Abramoff must be as happy as an inmate can be right now because, thanks to producer/star Kevin Spacey and director George Hickenlooper’s final film, Casino Jack, he’s finally made it to the big screen… and in a comedy that seems to empathize with him none-the-less. I remember seeing the documentary Casino Jack and the United States of Money writing down the following on my notepad, “though this is a good documentary, I feel like like story of Casino Jack would have been better off being turned into a fictional story based on facts.
My wish has been granted! Here we go…
- Director: George Hickenlooper
- Writer: Norman Snider
- Stars: Kevin Spacey, Barry Pepper and Jon Lovitz
- Score: Jonathan Goldsmith
- Cinematography: Adam Swica
A hot shot Washington DC lobbyist and his protégé go down hard as their schemes to peddle influence lead to corruption and murder.
- The Song and Dance: Politics and comedians go together like bread and butter. Both are great at putting on huge song and dance to disguise what they’re doing as something else. In this film they succeed greatly in showing the whirlwind of corruption that took place and they do it with a number of laughs. Good times all around!

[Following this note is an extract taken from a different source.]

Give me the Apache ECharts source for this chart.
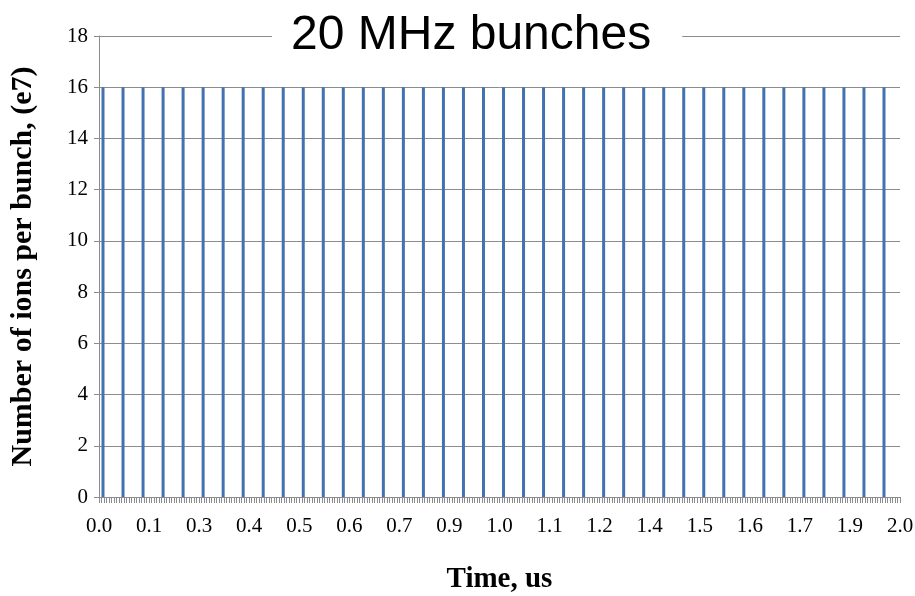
<!DOCTYPE html>
<html>
<head>
<meta charset="utf-8">
<script src="https://cdn.jsdelivr.net/npm/echarts@6/dist/echarts.min.js"></script>
<style>
html,body{margin:0;padding:0;background:#fff;}
#chart{width:915px;height:596px;}
</style>
</head>
<body>
<div id="chart"></div>
<script>
// Bunch arrival times (us)
const bunchTimes = [0.01,0.06,0.11,0.16,0.21,0.26,0.31,0.36,0.41,0.46,
                    0.51,0.56,0.61,0.66,0.71,0.76,0.81,0.86,0.91,0.96,
                    1.01,1.06,1.11,1.16,1.21,1.26,1.31,1.36,1.41,1.46,
                    1.51,1.56,1.61,1.66,1.71,1.76,1.81,1.86,1.91,1.96];
// Ions per bunch (e7)
const ionsPerBunch = [16,16,16,16,16,16,16,16,16,16,
                      16,16,16,16,16,16,16,16,16,16,
                      16,16,16,16,16,16,16,16,16,16,
                      16,16,16,16,16,16,16,16,16,16];
// X tick labels as printed (every 0.125 us)
const xTickLabels = ['0.0','0.1','0.3','0.4','0.5','0.6','0.7','0.9','1.0',
                     '1.1','1.2','1.4','1.5','1.6','1.7','1.9','2.0'];
const yTickLabels = ['0','2','4','6','8','10','12','14','16','18'];

const chart = echarts.init(document.getElementById('chart'), null, {renderer:'canvas'});
const serif = '"Liberation Serif", "DejaVu Serif", serif';
const seriesData = bunchTimes.map((t,i)=>[t, ionsPerBunch[i]]);

chart.setOption({
  animation:false,
  backgroundColor:'#fff',
  title:{
    text:'20 MHz bunches',
    left:272, top:9,
    padding:[0,31,0,19],
    backgroundColor:'#fff',
    textStyle:{fontFamily:'"Liberation Sans", Arial, sans-serif', fontSize:48, fontWeight:'normal', color:'#000', lineHeight:54}
  },
  grid:{left:99, right:15, top:36, bottom:99, containLabel:false, outerBoundsMode:'none'},
  xAxis:{
    type:'value', min:0, max:2.0, interval:0.125,
    name:'Time, us', nameLocation:'middle', nameGap:68,
    nameTextStyle:{fontFamily:serif, fontSize:29, fontWeight:'bold', color:'#000'},
    axisLine:{show:true, lineStyle:{color:'#8c8c8c', width:1}},
    axisTick:{show:true, length:6, lineStyle:{color:'#8c8c8c'}},
    minorTick:{show:true, splitNumber:20, length:6, lineStyle:{color:'#8c8c8c'}},
    splitLine:{show:false},
    axisLabel:{margin:19, fontFamily:serif, fontSize:21, color:'#000',
      formatter:function(v){ const i = Math.round(v/0.125); return xTickLabels[i] !== undefined ? xTickLabels[i] : ''; }}
  },
  yAxis:{
    type:'value', min:0, max:18, interval:2,
    name:'Number of ions per bunch, (e7)', nameLocation:'middle', nameGap:61,
    nameTextStyle:{fontFamily:serif, fontSize:30, fontWeight:'bold', color:'#000'},
    axisLine:{show:true, lineStyle:{color:'#8c8c8c', width:1}},
    axisTick:{show:true, length:5, lineStyle:{color:'#8c8c8c'}},
    splitLine:{show:true, lineStyle:{color:'#8c8c8c', width:1}},
    axisLabel:{margin:11, fontFamily:serif, fontSize:21, color:'#000',
      formatter:function(v){ const i = Math.round(v/2); return yTickLabels[i]; }}
  },
  series:[{
    type:'bar',
    data:seriesData,
    barWidth:3,
    itemStyle:{color:'#4472B0'},
    z:3
  }]
});
</script>
</body>
</html>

- Say What You Think: Though documentaries are supposed to be more “honest” than films, the fact is that in the political world what you say and what you do is who you are. The way that Abramoff and those like him act in front of the public, in front of a camera, or even when they’re alone, all matters. As much to themselves as others, they have to believe they’re doing the right thing and show others that. SO! They’re never going to be the real truth because they would never say the truth to anyone, mainly because that can’t say anything they could be held accountable for it. A fictional story based on facts actually allows us to see more sides of the situation than any documentary every could. Therefore we actually get to understand what happened better in this film than in the documentary which is in some ways actually more biased than the fictional story. Can you dig?
- Let’s Face It: Very few people watch documentaries. This is an important story with a poignant message, it’s better to find a way to get it to the people in an easy to swallow way, like a comedy with A-listers. This is not the film where you take big risks on, this is the film you set up for success because the message needs to be seen — done and done.

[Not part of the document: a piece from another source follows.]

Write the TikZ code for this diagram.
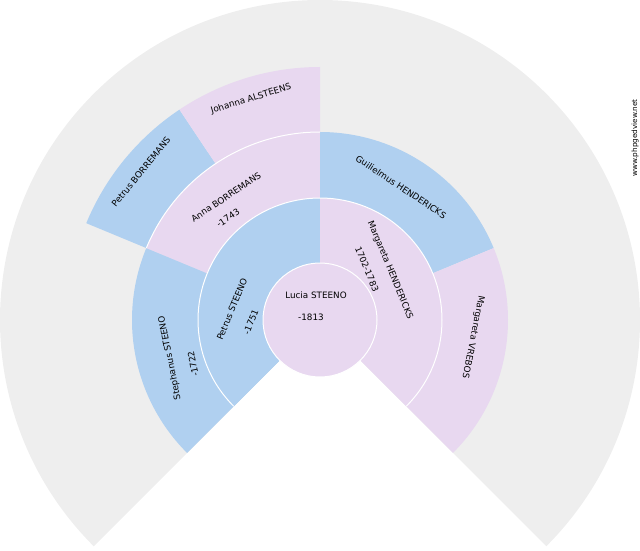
\documentclass[tikz,border=0pt]{standalone}
\usepackage{fontspec}
\setmainfont{DejaVu Sans}
\definecolor{fanblue}{RGB}{176,208,240}
\definecolor{fanlav}{RGB}{232,216,240}
\definecolor{fangray}{RGB}{238,238,238}
\newcommand\fanpie[4]{\fill[#1] (C) -- ([shift={(C)}]#3:#2) arc[start angle=#3,end angle=#4,radius=#2] -- cycle;}
\begin{document}
\begin{tikzpicture}[x=1pt,y=1pt,
  lbl/.style={font=\fontsize{8.8}{10}\selectfont, inner sep=0pt, text=black},
  sep/.style={draw=white, line width=1pt}]
\useasboundingbox (0,0) rectangle (640,550);
\coordinate (C) at (320,230);
% background fan
\fanpie{fangray}{320}{-45}{225}
% generation 3
\fanpie{fanblue}{253}{123.75}{157.5}
\fanpie{fanlav}{253}{90}{123.75}
% generation 2
\fanpie{fanblue}{188}{157.5}{225}
\fanpie{fanlav}{188}{90}{157.5}
\fanpie{fanblue}{188}{22.5}{90}
\fanpie{fanlav}{188}{-45}{22.5}
% generation 1
\fanpie{fanblue}{122}{90}{225}
\fanpie{fanlav}{122}{-45}{90}
% separators
\draw[sep] ([shift={(C)}]90:188) arc[start angle=90,end angle=157.5,radius=188];
\draw[sep] ([shift={(C)}]-45:122) arc[start angle=-45,end angle=225,radius=122];
\draw[sep, fill=fanlav] (C) circle[radius=57];
% labels
\node[lbl] (lucia) at (316,255) {Lucia STEENO};
\node[lbl] (luciad) at (311,233) {-1813};
\node[lbl, rotate=67.5] (petrus) at (232,241) {Petrus STEENO};
\node[lbl, rotate=67.5] (petrusd) at (251,228) {-1751};
\node[lbl, rotate=-67.5] (marg) at (390,280) {Margareta HENDERICKS};
\node[lbl, rotate=-67.5] (margd) at (367,281) {1702-1783};
\node[lbl, rotate=101.25] (steph) at (170,192) {Stephanus STEENO};
\node[lbl, rotate=101.25] (stephd) at (193,186) {-1722};
\node[lbl, rotate=33.75] (anna) at (226,353) {Anna BORREMANS};
\node[lbl, rotate=33.75] (annad) at (228,332) {-1743};
\node[lbl, rotate=-33.75] (guil) at (401,363) {Guilielmus HENDERICKS};
\node[lbl, rotate=-101.25] (vrebos) at (473,213) {Margareta VREBOS};
\node[lbl, rotate=50.625] (petrusb) at (141,378) {Petrus BORREMANS};
\node[lbl, rotate=16.875] (johanna) at (251,451) {Johanna ALSTEENS};
\node[lbl, font=\fontsize{7.3}{8}\selectfont, rotate=90] (www) at (635,412) {www.phpgedview.net};
\end{tikzpicture}
\end{document}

- Pay Off: I imagine their was a huge sense of pay off for Abramoff himself when he got to watch his character tell McCain to “fuck off!” Which is something many of us which we could say to his face, but especially Abramoff. Overall the film builds up nicely and though it might not end happily it will leave with with a chuckle and a few thoughts to contemplate.
- Lovitz: Despite the impressive cast, he steals scene after scene and his character in many ways is actually the most human. He’s wonderful in this film, simply wonderful.
- “I Work Out Every Day”: Great line and very well used….
- Pacing: Overall the pacing in this film was not bad, but there were a few lulls in momentum. A few cuts or maybe some different music could have helped speed things along a bit more. That being said, these moments were very brief and not something to be strongly discouraged by.
- No Way In: Though I was fascinated by the story and interested in the characters, I never really found a character I could connect with and therefore never felt completely invested in the story. I couldn’t help but think, “Yes, Abramoff did bad things, but no worse than everyone else who didn’t get in trouble, but I still can’t side with him because at the end of the day he’s still just another greedy fuck.”
This is a good film, for one reason or another it didn’t completely grab me. It has good performances, an interesting theme, and some funny moments — but that’s about it. There are no awe-inspiring moments or revelations, but there is a lot of good to be had. And this is George Hickenlooper final film due to his untimely death. If you’re a fan of his work you won’t be disappointed. It’s a strong last piece.
Casino Jack is in theaters starting December 17th!